Reproduce every line of the listing as written, apart from the pictures.

*Source material*.
-- Start --

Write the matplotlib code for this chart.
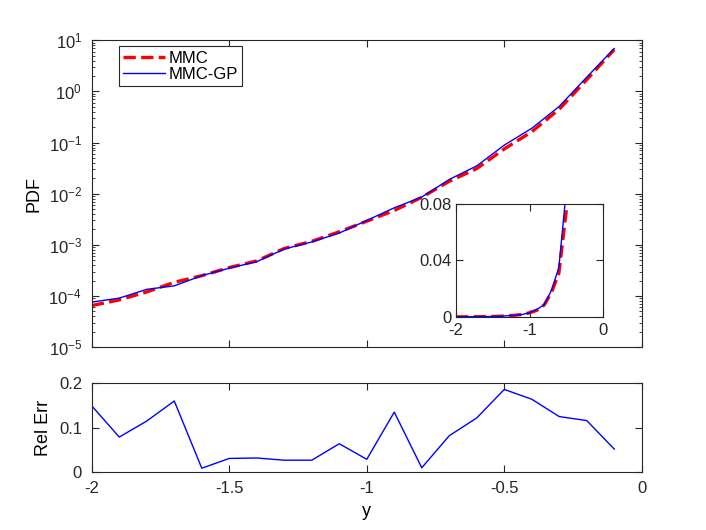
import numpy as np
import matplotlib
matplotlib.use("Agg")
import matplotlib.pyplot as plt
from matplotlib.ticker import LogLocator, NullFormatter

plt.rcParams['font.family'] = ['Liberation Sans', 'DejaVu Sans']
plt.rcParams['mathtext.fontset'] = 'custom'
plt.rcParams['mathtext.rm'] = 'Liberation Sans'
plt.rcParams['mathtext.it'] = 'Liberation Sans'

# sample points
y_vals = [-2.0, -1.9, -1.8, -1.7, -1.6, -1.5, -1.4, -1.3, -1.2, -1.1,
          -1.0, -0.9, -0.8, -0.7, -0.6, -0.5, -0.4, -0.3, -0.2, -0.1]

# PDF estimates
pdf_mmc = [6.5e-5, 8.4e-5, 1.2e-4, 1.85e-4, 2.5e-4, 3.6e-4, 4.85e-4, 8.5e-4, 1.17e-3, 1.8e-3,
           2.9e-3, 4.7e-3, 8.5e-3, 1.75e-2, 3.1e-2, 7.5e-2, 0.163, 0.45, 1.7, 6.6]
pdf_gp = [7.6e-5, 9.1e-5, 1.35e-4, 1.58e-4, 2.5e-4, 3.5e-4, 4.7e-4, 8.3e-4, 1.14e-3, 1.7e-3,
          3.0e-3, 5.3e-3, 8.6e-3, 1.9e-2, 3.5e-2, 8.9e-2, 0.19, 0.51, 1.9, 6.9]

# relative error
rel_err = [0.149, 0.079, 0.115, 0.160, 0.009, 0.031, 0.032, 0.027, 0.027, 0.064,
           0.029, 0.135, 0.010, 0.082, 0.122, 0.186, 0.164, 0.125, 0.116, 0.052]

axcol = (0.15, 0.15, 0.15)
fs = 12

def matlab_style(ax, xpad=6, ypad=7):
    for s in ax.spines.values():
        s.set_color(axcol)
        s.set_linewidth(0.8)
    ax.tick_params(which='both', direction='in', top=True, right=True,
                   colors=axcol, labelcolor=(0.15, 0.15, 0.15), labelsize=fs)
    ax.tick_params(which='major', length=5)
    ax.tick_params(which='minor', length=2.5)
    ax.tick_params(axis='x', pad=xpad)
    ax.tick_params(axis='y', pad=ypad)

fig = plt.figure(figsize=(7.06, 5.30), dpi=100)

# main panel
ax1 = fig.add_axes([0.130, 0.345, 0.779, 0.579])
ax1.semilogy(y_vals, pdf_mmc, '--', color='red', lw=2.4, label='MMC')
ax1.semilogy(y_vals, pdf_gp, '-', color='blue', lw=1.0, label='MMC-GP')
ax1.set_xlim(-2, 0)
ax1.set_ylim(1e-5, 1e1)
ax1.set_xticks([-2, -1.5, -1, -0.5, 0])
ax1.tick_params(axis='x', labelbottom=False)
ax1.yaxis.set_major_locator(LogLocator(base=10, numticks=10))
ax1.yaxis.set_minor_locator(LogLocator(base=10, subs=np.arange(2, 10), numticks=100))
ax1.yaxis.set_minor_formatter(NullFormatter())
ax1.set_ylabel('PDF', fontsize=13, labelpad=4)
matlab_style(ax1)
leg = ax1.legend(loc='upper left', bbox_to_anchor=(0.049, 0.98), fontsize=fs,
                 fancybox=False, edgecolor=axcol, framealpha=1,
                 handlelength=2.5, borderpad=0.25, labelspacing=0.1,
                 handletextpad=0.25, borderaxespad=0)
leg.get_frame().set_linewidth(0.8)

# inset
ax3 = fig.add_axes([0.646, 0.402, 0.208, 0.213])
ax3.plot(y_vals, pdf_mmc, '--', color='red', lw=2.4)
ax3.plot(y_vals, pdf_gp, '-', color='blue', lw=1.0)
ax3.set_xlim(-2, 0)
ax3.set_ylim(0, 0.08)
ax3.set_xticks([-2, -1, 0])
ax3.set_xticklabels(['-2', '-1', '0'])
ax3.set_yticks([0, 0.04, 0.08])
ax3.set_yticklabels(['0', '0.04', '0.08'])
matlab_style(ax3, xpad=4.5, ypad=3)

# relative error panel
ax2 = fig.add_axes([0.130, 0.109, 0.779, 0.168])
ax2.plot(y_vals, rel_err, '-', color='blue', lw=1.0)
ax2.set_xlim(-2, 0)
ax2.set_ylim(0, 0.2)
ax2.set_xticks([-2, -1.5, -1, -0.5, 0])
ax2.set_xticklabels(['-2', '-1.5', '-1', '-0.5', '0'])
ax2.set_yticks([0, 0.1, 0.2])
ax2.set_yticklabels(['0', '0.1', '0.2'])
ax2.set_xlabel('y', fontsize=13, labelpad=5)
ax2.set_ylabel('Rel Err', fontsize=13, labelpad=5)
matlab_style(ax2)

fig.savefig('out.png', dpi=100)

-- End --

*Exercise result*.
Write the matplotlib code for this chart.
import numpy as np
import matplotlib
matplotlib.use("Agg")
import matplotlib.pyplot as plt
from matplotlib.ticker import LogLocator, NullFormatter

plt.rcParams['font.family'] = ['Liberation Sans', 'DejaVu Sans']
plt.rcParams['mathtext.fontset'] = 'custom'
plt.rcParams['mathtext.rm'] = 'Liberation Sans'
plt.rcParams['mathtext.it'] = 'Liberation Sans'

# sample points
y_vals = [-2.0, -1.9, -1.8, -1.7, -1.6, -1.5, -1.4, -1.3, -1.2, -1.1,
          -1.0, -0.9, -0.8, -0.7, -0.6, -0.5, -0.4, -0.3, -0.2, -0.1]

# PDF estimates
pdf_mmc = [6.5e-5, 8.4e-5, 1.2e-4, 1.85e-4, 2.5e-4, 3.6e-4, 4.85e-4, 8.5e-4, 1.17e-3, 1.8e-3,
           2.9e-3, 4.7e-3, 8.5e-3, 1.75e-2, 3.1e-2, 7.5e-2, 0.163, 0.45, 1.7, 6.6]
pdf_gp = [7.6e-5, 9.1e-5, 1.35e-4, 1.58e-4, 2.5e-4, 3.5e-4, 4.7e-4, 8.3e-4, 1.14e-3, 1.7e-3,
          3.0e-3, 5.3e-3, 8.6e-3, 1.9e-2, 3.5e-2, 8.9e-2, 0.19, 0.51, 1.9, 6.9]

# relative error
rel_err = [0.149, 0.079, 0.115, 0.160, 0.009, 0.031, 0.032, 0.027, 0.027, 0.064,
           0.029, 0.135, 0.010, 0.082, 0.122, 0.186, 0.164, 0.125, 0.116, 0.052]

axcol = (0.15, 0.15, 0.15)
fs = 12

def matlab_style(ax, xpad=6, ypad=7):
    for s in ax.spines.values():
        s.set_color(axcol)
        s.set_linewidth(0.8)
    ax.tick_params(which='both', direction='in', top=True, right=True,
                   colors=axcol, labelcolor=(0.15, 0.15, 0.15), labelsize=fs)
    ax.tick_params(which='major', length=5)
    ax.tick_params(which='minor', length=2.5)
    ax.tick_params(axis='x', pad=xpad)
    ax.tick_params(axis='y', pad=ypad)

fig = plt.figure(figsize=(7.06, 5.30), dpi=100)

# main panel
ax1 = fig.add_axes([0.130, 0.345, 0.779, 0.579])
ax1.semilogy(y_vals, pdf_mmc, '--', color='red', lw=2.4, label='MMC')
ax1.semilogy(y_vals, pdf_gp, '-', color='blue', lw=1.0, label='MMC-GP')
ax1.set_xlim(-2, 0)
ax1.set_ylim(1e-5, 1e1)
ax1.set_xticks([-2, -1.5, -1, -0.5, 0])
ax1.tick_params(axis='x', labelbottom=False)
ax1.yaxis.set_major_locator(LogLocator(base=10, numticks=10))
ax1.yaxis.set_minor_locator(LogLocator(base=10, subs=np.arange(2, 10), numticks=100))
ax1.yaxis.set_minor_formatter(NullFormatter())
ax1.set_ylabel('PDF', fontsize=13, labelpad=4)
matlab_style(ax1)
leg = ax1.legend(loc='upper left', bbox_to_anchor=(0.049, 0.98), fontsize=fs,
                 fancybox=False, edgecolor=axcol, framealpha=1,
                 handlelength=2.5, borderpad=0.25, labelspacing=0.1,
                 handletextpad=0.25, borderaxespad=0)
leg.get_frame().set_linewidth(0.8)

# inset
ax3 = fig.add_axes([0.646, 0.402, 0.208, 0.213])
ax3.plot(y_vals, pdf_mmc, '--', color='red', lw=2.4)
ax3.plot(y_vals, pdf_gp, '-', color='blue', lw=1.0)
ax3.set_xlim(-2, 0)
ax3.set_ylim(0, 0.08)
ax3.set_xticks([-2, -1, 0])
ax3.set_xticklabels(['-2', '-1', '0'])
ax3.set_yticks([0, 0.04, 0.08])
ax3.set_yticklabels(['0', '0.04', '0.08'])
matlab_style(ax3, xpad=4.5, ypad=3)

# relative error panel
ax2 = fig.add_axes([0.130, 0.109, 0.779, 0.168])
ax2.plot(y_vals, rel_err, '-', color='blue', lw=1.0)
ax2.set_xlim(-2, 0)
ax2.set_ylim(0, 0.2)
ax2.set_xticks([-2, -1.5, -1, -0.5, 0])
ax2.set_xticklabels(['-2', '-1.5', '-1', '-0.5', '0'])
ax2.set_yticks([0, 0.1, 0.2])
ax2.set_yticklabels(['0', '0.1', '0.2'])
ax2.set_xlabel('y', fontsize=13, labelpad=5)
ax2.set_ylabel('Rel Err', fontsize=13, labelpad=5)
matlab_style(ax2)

fig.savefig('out.png', dpi=100)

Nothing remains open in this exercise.